I have mixed feelings about the CEQA process, and I think I've expressed them in The Planning Report in the past. There is no question that environmental review of a project of this scale is necessary, and that this scrutiny led to some important changes. I have the predictable and often cited complaints about CEQA—it takes too long, it's too expensive, and it permits litigation with ridiculous ease. 

However, my deeper concern lies with the fact that CEQA is primarily a legal tool, rather than one which truly informs the public of likely impacts and therefore sets the stage for meaningful mitigation. Because CEQA invites litigation, EIRs are often prepared as worst-case nightmares to withstand any court challenge to their thoroughness. For starters, this frustrates any progressive planning, since impacts are judged on a worst-case basis, with no credit given to innovation. Moreover, the EIR is then often used as the sole basis for planning decisions. Infrastructure, for example, can be designed according to worst case methodology rather than likely outcome. I leave Playa Vista convinced that the CEQA process is necessary, but in bad need of reform. 

That's a great segue into what you are leaving Playa Vista for. I wonder if you can elaborate on a challenge that attracts you and what you hope to be a part of while working with Catellus. 

I'm leaving Playa Vista primarily because of the opportunity extended to me by Nelson Rising at the Catellus Company. As you know, Nelson was formerly Partner-in-Charge for the Playa Vista project for Maguire Thomas Partners, and I have enormous personal and professional respect for him—as I do for Ira Yellin, with whom I will be working closely. Your readers are very familiar with Ira's credentials and sense of commitment to L.A. 

Both Nelson and Ira are firm believers in California's future, in general, and that of Los Angeles in specific. I'll remain in Southern California, where I'll be working with Ira on an array of development opportunities, with initial focus on the Union Station area. While I'll miss the corner of Lincoln and Jefferson, I'm very excited to be moving Downtown. 

Let's close with some philosophical discussion about urbanism. Since you're staying in Los Angeles and since you've bad extensive experiences negotiating with the City of Los Angeles and all of its attendant agencies and departments, what needs to happen in the way of development reform for there to be an improvement in the quality of urban life throughout Los Angeles? Developers certainly have a unique perspective because they're typically thinking of the future, that's their business. Considering the demographic pressures for growth in the Southland, what governmental incentives, what cultural incentives need to be in place to encourage developers to pursue building a better urban environment? 

I leave Playa Vista convinced that the type of development model we have pursued over the years is the right one, but also convinced that it is very hard to do things the right way. The City has come a long way in the past eight years in recognizing that it must promote more efficient land-use, pedestrian vitality, and a better mix of uses if it has any hope of accommodating what we are told is inevitable growth. I used to criticize the City departments, all of which seem to have their own agendas—and often conflicting ones, at that. I've probably mellowed a bit and realize that the departments are generally functioning according to their legal requirements. 

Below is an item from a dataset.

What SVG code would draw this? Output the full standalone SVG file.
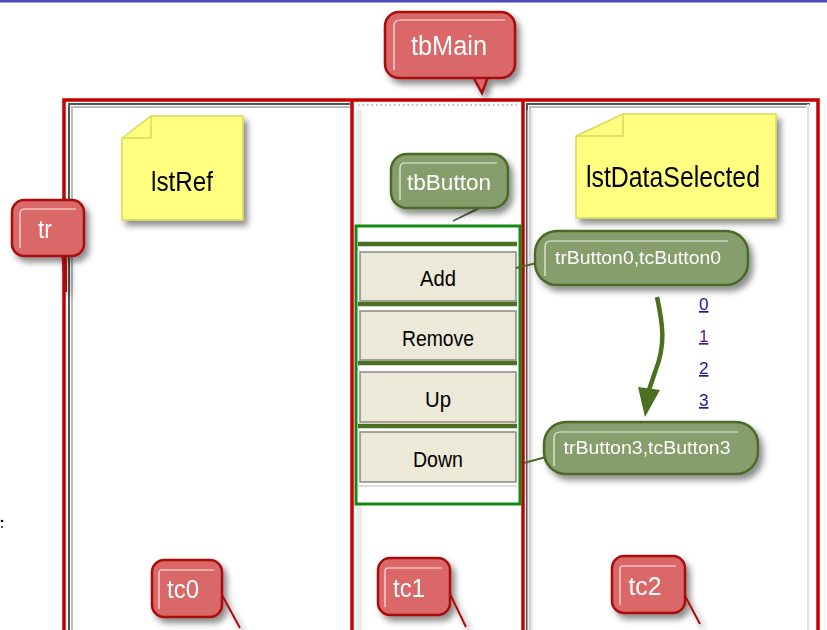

That said, we'd all like to see a more cohesive and coherent process which identifies goals for sound growth policies and provides proper incentives for implementation. The City needs a vision, and the leadership to pursue it. In the end it all comes down to what others have repeatedly concluded we need—strong leadership. 

There are lots of incentives for better development that I can think of, based on my experience at Playa Vista: accelerated review for progressive projects; meaningful mitigation credits; tax incentives; CEQA reform; construction defect litigation reform; priority processing; etc. Developers aren't a complicated breed. Like most businesspeople, they generally seek the simplest route to profits. Make this route simpler, and they will gravitate to it. If the route is onerous, it becomes an additional burden and developers will retreat even further to the formulas they have relied on in the past which have led to so much bad development in this City, and throughout the country. 

A year from now, how will our readers assess whether Playa Vista is on or off course? What are the indices that we should be watching? 

Look for the bulldozers. We all know that we are currently in an upcycle, and if Playa Vista is not breaking ground within the next year, that could mean that it is facing further problems. Beyond that, we simply must wait until enough is built to determine if the quality of execution is there, and the concept works. I think it will.